● **Exercise**: Pictures within the data are to be left out; everything else must be reproduced exactly.

Code that draws figures
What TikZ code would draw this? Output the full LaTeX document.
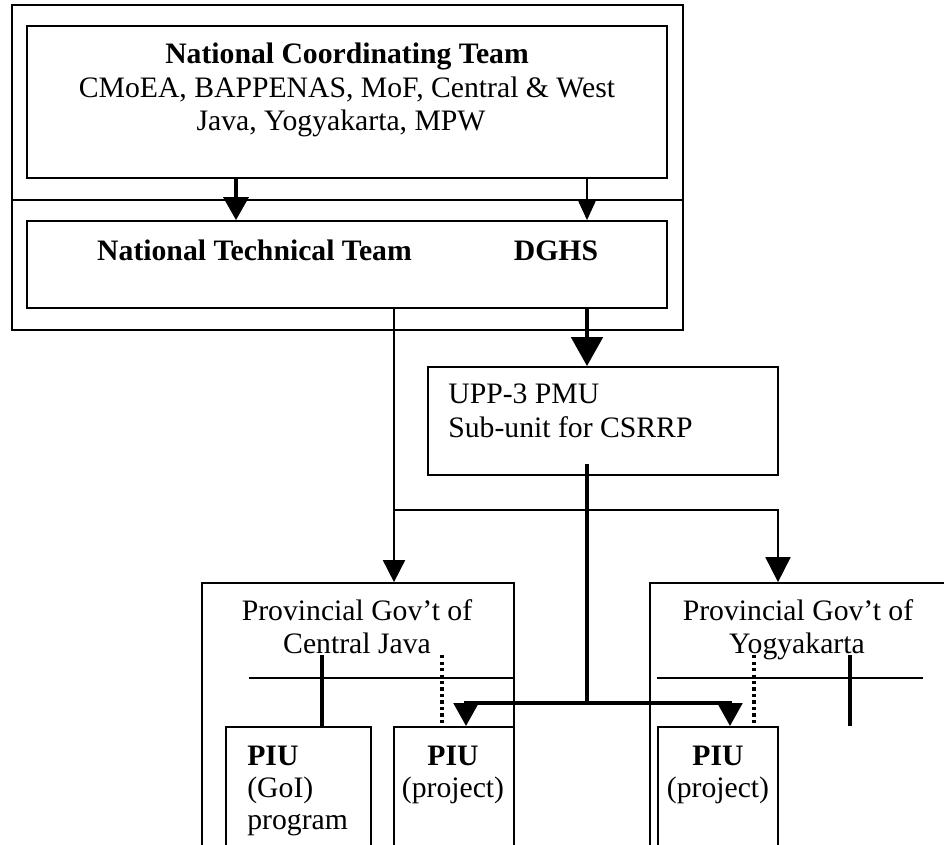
\documentclass[tikz,border=0pt]{standalone}
\usepackage{fontspec}
\setmainfont{Liberation Serif}
\usetikzlibrary{arrows.meta}
\begin{document}
\begin{tikzpicture}[x=0.02cm,y=-0.02cm,font=\fontsize{16.9}{19}\selectfont,
  box/.style={draw,line width=1pt,inner sep=0pt},
  lbl/.style={inner sep=0pt,anchor=base},
  link/.style={line width=1pt},
  midlink/.style={line width=2pt},
  tick/.style={line width=1.9pt},
  heavylink/.style={line width=2.8pt},
  dotlink/.style={line width=2pt,dash pattern=on 0.065cm off 0.065cm}]
\useasboundingbox (0,0) rectangle (944,845);
\clip (0,0) rectangle (944,845);

%national level
\node[box,minimum width=13.42cm,minimum height=6.5cm] (outer) at (347.5,167.5) {};
\node[box,minimum width=12.8cm,minimum height=3.04cm] (nct) at (347,102) {};
\node[box,minimum width=12.8cm,minimum height=1.74cm] (ntt) at (347,264.5) {};
\coordinate (ym) at (0,200);
\draw[box] (outer.west |- ym) -- (outer.east |- ym); %split
\node[lbl] (nct1) at (347,63) {\textbf{National Coordinating Team}};
\node[lbl] (nct2) at (347,97) {CMoEA, BAPPENAS, MoF, Central \& West};
\node[lbl] (nct3) at (341,130) {Java, Yogyakarta, MPW};
\node[lbl] (ntt1) at (254.5,260) {\textbf{National Technical Team}};
\node[lbl] (dghs) at (556,260) {\textbf{DGHS}};

%pmu
\node[box,minimum width=7cm,minimum height=2.16cm] (upp) at (603,421) {};
\node[lbl,anchor=base west] (upp1) at (448,403) {UPP-3 PMU};
\node[lbl,anchor=base west] (upp2) at (448,437) {Sub-unit for CSRRP};

%provinces
\node[box,minimum width=6.24cm,minimum height=6.34cm] (provl) at (358,741.5) {};
\node[box,minimum width=5.92cm,minimum height=6.34cm] (provr) at (798,741.5) {};
\node[lbl] (provl1) at (357,620) {Provincial Gov’t of};
\node[lbl] (provl2) at (357,653) {Central Java};
\node[lbl] (provr1) at (798,620) {Provincial Gov’t of};
\node[lbl] (provr2) at (797,653) {Yogyakarta};

%piu boxes
\node[box,minimum width=2.9cm,minimum height=3.46cm] (piug) at (298.5,813.5) {};
\node[box,minimum width=2.4cm,minimum height=3.46cm] (piul) at (454,813.5) {};
\node[box,minimum width=2.4cm,minimum height=3.46cm] (piur) at (718,813.5) {};
\node[lbl,anchor=base west] (piug1) at (247,765) {\textbf{PIU}};
\node[lbl,anchor=base west] (piug2) at (247,797) {(GoI)};
\node[lbl,anchor=base west] (piug3) at (247,829) {program};
\node[lbl] (piul1) at (453,765) {\textbf{PIU}};
\node[lbl] (piul2) at (453,797) {(project)};
\node[lbl] (piur1) at (718,765) {\textbf{PIU}};
\node[lbl] (piur2) at (718,797) {(project)};

%connectors
\coordinate (xa) at (236,0);
\coordinate (xb) at (587,0);
\coordinate (xc) at (394,0);
\coordinate (xd) at (778,0);
\coordinate (xe) at (466,0);
\coordinate (xf) at (730,0);
\coordinate (ya) at (0,510);
\coordinate (yb) at (0,703);
\draw[midlink,-{Triangle[width=0.5cm,length=0.46cm]}] (nct.south -| xa) -- (ntt.north -| xa);
\draw[link,-{Triangle[width=0.34cm,length=0.38cm]}] (nct.south -| xb) -- (ntt.north -| xb);
\draw[heavylink,-{Triangle[width=0.62cm,length=0.58cm]}] (ntt.south -| xb) -- (upp.north -| xb);
\draw[link,-{Triangle[width=0.44cm,length=0.44cm]}] (ntt.south -| xc) -- (provl.north -| xc);
\draw[link,-{Triangle[width=0.5cm,length=0.5cm]}] (ya -| xc) -| (provr.north -| xd);
\draw[heavylink] ([yshift=0.24cm]upp.south -| xb) -- (yb -| xb); %trunk
\draw[heavylink,-{Triangle[width=0.48cm,length=0.46cm]}] (yb -| xb) -| (piul.north -| xe);
\draw[heavylink,-{Triangle[width=0.48cm,length=0.46cm]}] (yb -| xb) -| (piur.north -| xf);

%inside provinces
\coordinate (yc) at (0,678);
\draw[link] (249,678) -- (provl.east |- yc);
\draw[link] (657,678) -- (923,678);
\draw[tick] (322,655) -- (piug.north -| 322,0);
\draw[dotlink] (442,655) -- (piul.north -| 442,0);
\draw[dotlink] (754,655) -- (piur.north -| 754,0);
\draw[tick] (850,655) -- (850,726);
\end{tikzpicture}
\end{document}
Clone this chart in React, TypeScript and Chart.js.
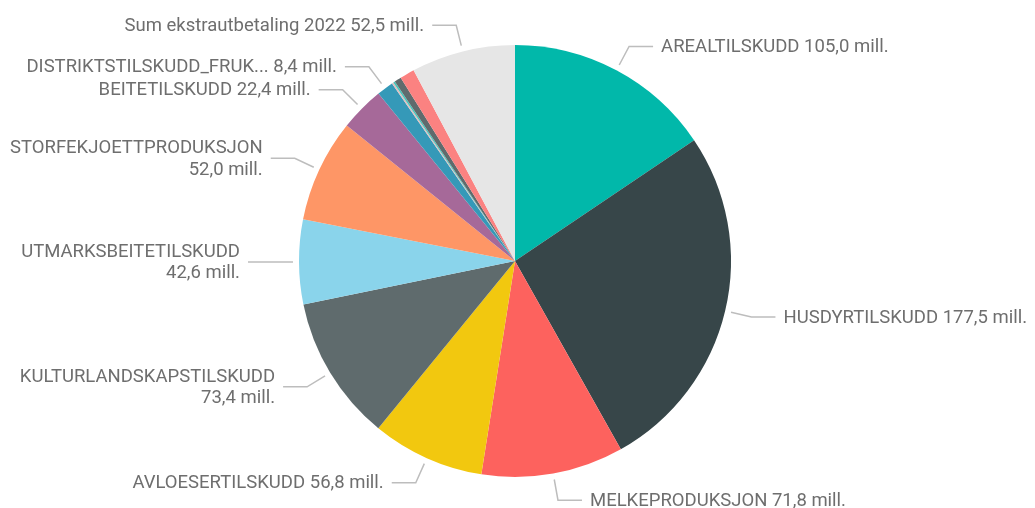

● **Expected answer**:
What TikZ code would draw this? Output the full LaTeX document.
\documentclass[tikz,border=0pt]{standalone}
\usepackage{fontspec}
\setmainfont{Liberation Serif}
\usetikzlibrary{arrows.meta}
\begin{document}
\begin{tikzpicture}[x=0.02cm,y=-0.02cm,font=\fontsize{16.9}{19}\selectfont,
  box/.style={draw,line width=1pt,inner sep=0pt},
  lbl/.style={inner sep=0pt,anchor=base},
  link/.style={line width=1pt},
  midlink/.style={line width=2pt},
  tick/.style={line width=1.9pt},
  heavylink/.style={line width=2.8pt},
  dotlink/.style={line width=2pt,dash pattern=on 0.065cm off 0.065cm}]
\useasboundingbox (0,0) rectangle (944,845);
\clip (0,0) rectangle (944,845);

%national level
\node[box,minimum width=13.42cm,minimum height=6.5cm] (outer) at (347.5,167.5) {};
\node[box,minimum width=12.8cm,minimum height=3.04cm] (nct) at (347,102) {};
\node[box,minimum width=12.8cm,minimum height=1.74cm] (ntt) at (347,264.5) {};
\coordinate (ym) at (0,200);
\draw[box] (outer.west |- ym) -- (outer.east |- ym); %split
\node[lbl] (nct1) at (347,63) {\textbf{National Coordinating Team}};
\node[lbl] (nct2) at (347,97) {CMoEA, BAPPENAS, MoF, Central \& West};
\node[lbl] (nct3) at (341,130) {Java, Yogyakarta, MPW};
\node[lbl] (ntt1) at (254.5,260) {\textbf{National Technical Team}};
\node[lbl] (dghs) at (556,260) {\textbf{DGHS}};

%pmu
\node[box,minimum width=7cm,minimum height=2.16cm] (upp) at (603,421) {};
\node[lbl,anchor=base west] (upp1) at (448,403) {UPP-3 PMU};
\node[lbl,anchor=base west] (upp2) at (448,437) {Sub-unit for CSRRP};

%provinces
\node[box,minimum width=6.24cm,minimum height=6.34cm] (provl) at (358,741.5) {};
\node[box,minimum width=5.92cm,minimum height=6.34cm] (provr) at (798,741.5) {};
\node[lbl] (provl1) at (357,620) {Provincial Gov’t of};
\node[lbl] (provl2) at (357,653) {Central Java};
\node[lbl] (provr1) at (798,620) {Provincial Gov’t of};
\node[lbl] (provr2) at (797,653) {Yogyakarta};

%piu boxes
\node[box,minimum width=2.9cm,minimum height=3.46cm] (piug) at (298.5,813.5) {};
\node[box,minimum width=2.4cm,minimum height=3.46cm] (piul) at (454,813.5) {};
\node[box,minimum width=2.4cm,minimum height=3.46cm] (piur) at (718,813.5) {};
\node[lbl,anchor=base west] (piug1) at (247,765) {\textbf{PIU}};
\node[lbl,anchor=base west] (piug2) at (247,797) {(GoI)};
\node[lbl,anchor=base west] (piug3) at (247,829) {program};
\node[lbl] (piul1) at (453,765) {\textbf{PIU}};
\node[lbl] (piul2) at (453,797) {(project)};
\node[lbl] (piur1) at (718,765) {\textbf{PIU}};
\node[lbl] (piur2) at (718,797) {(project)};

%connectors
\coordinate (xa) at (236,0);
\coordinate (xb) at (587,0);
\coordinate (xc) at (394,0);
\coordinate (xd) at (778,0);
\coordinate (xe) at (466,0);
\coordinate (xf) at (730,0);
\coordinate (ya) at (0,510);
\coordinate (yb) at (0,703);
\draw[midlink,-{Triangle[width=0.5cm,length=0.46cm]}] (nct.south -| xa) -- (ntt.north -| xa);
\draw[link,-{Triangle[width=0.34cm,length=0.38cm]}] (nct.south -| xb) -- (ntt.north -| xb);
\draw[heavylink,-{Triangle[width=0.62cm,length=0.58cm]}] (ntt.south -| xb) -- (upp.north -| xb);
\draw[link,-{Triangle[width=0.44cm,length=0.44cm]}] (ntt.south -| xc) -- (provl.north -| xc);
\draw[link,-{Triangle[width=0.5cm,length=0.5cm]}] (ya -| xc) -| (provr.north -| xd);
\draw[heavylink] ([yshift=0.24cm]upp.south -| xb) -- (yb -| xb); %trunk
\draw[heavylink,-{Triangle[width=0.48cm,length=0.46cm]}] (yb -| xb) -| (piul.north -| xe);
\draw[heavylink,-{Triangle[width=0.48cm,length=0.46cm]}] (yb -| xb) -| (piur.north -| xf);

%inside provinces
\coordinate (yc) at (0,678);
\draw[link] (249,678) -- (provl.east |- yc);
\draw[link] (657,678) -- (923,678);
\draw[tick] (322,655) -- (piug.north -| 322,0);
\draw[dotlink] (442,655) -- (piul.north -| 442,0);
\draw[dotlink] (754,655) -- (piur.north -| 754,0);
\draw[tick] (850,655) -- (850,726);
\end{tikzpicture}
\end{document}
Clone this chart in React, TypeScript and Chart.js.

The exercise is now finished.